* [Data extract]:

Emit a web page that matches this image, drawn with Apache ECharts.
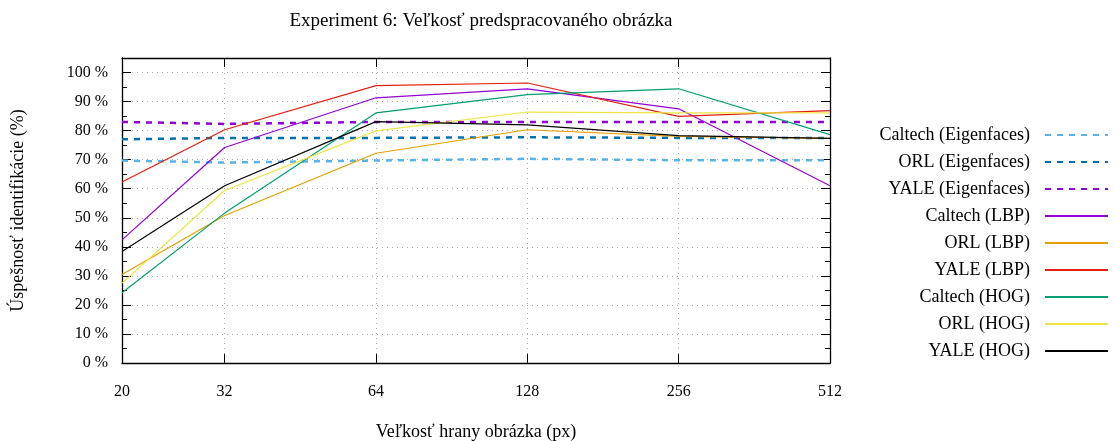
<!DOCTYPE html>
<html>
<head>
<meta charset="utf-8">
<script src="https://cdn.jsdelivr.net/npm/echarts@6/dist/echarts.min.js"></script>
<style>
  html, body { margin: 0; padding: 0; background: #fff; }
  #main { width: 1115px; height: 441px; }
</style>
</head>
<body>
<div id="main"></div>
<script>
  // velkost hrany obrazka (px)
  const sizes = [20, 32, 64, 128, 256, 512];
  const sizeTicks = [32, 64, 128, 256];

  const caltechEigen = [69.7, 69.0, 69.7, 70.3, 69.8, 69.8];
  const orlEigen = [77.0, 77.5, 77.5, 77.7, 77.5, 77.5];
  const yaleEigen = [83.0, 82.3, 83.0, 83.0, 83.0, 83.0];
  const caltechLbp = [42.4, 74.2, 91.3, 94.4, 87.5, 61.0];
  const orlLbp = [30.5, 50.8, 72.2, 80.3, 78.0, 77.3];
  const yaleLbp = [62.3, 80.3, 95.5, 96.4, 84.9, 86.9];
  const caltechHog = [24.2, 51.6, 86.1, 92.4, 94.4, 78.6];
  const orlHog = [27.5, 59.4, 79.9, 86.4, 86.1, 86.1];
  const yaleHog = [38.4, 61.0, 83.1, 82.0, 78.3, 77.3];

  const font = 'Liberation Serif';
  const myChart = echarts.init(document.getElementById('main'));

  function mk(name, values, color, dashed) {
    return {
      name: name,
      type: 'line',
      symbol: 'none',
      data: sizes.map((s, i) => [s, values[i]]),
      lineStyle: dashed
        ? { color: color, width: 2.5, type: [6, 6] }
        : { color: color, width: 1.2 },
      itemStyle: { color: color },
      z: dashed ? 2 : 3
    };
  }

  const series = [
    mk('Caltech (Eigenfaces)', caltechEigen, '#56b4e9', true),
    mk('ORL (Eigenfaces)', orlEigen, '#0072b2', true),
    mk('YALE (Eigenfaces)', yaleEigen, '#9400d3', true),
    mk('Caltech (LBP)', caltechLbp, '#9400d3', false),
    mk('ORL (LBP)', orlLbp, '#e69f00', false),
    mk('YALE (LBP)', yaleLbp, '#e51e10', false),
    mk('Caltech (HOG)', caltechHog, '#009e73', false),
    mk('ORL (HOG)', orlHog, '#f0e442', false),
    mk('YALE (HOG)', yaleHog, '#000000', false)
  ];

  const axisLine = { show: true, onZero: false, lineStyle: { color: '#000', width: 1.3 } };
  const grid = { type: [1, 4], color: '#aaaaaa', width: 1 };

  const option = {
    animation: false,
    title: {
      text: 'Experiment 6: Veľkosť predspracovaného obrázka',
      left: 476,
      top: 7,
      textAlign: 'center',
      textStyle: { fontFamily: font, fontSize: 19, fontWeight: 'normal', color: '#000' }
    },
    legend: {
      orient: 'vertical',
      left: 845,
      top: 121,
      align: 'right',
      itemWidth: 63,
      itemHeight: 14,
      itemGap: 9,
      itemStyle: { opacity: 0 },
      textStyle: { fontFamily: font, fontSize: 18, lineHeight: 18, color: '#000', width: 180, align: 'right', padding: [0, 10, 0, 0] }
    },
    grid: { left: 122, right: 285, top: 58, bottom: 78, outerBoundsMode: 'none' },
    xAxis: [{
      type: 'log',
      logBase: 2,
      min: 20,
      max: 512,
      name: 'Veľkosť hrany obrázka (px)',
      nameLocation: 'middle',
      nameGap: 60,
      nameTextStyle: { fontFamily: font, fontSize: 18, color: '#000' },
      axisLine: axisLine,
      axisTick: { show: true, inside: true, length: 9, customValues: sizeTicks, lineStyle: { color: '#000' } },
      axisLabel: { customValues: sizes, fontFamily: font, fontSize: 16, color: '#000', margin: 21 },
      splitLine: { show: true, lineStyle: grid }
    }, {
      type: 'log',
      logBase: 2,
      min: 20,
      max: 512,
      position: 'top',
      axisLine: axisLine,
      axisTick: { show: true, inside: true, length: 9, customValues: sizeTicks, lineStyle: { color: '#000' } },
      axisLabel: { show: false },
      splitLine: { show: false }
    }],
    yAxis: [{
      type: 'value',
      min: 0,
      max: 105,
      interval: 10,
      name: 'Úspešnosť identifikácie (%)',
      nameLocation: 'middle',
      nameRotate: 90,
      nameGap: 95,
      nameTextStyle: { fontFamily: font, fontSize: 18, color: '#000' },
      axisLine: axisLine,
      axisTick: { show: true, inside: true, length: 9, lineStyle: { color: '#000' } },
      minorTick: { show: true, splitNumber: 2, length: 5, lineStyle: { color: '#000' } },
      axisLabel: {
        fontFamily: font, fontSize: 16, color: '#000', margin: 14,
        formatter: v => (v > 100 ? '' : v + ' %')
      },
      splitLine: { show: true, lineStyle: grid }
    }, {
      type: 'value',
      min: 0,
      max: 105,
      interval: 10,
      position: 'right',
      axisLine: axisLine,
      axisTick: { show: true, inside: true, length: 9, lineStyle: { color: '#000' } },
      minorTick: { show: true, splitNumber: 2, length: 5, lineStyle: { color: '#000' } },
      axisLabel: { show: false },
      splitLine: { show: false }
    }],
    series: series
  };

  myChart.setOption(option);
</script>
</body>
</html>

* [To be done]: Write out each line of the listing above, exactly, from its first line to the line holding "const sizeTicks = [32, 64, 128, 256];", inclusive. Skip the pictures.

* [Result of the task]:
Emit a web page that matches this image, drawn with Apache ECharts.
<!DOCTYPE html>
<html>
<head>
<meta charset="utf-8">
<script src="https://cdn.jsdelivr.net/npm/echarts@6/dist/echarts.min.js"></script>
<style>
  html, body { margin: 0; padding: 0; background: #fff; }
  #main { width: 1115px; height: 441px; }
</style>
</head>
<body>
<div id="main"></div>
<script>
  // velkost hrany obrazka (px)
  const sizes = [20, 32, 64, 128, 256, 512];
  const sizeTicks = [32, 64, 128, 256];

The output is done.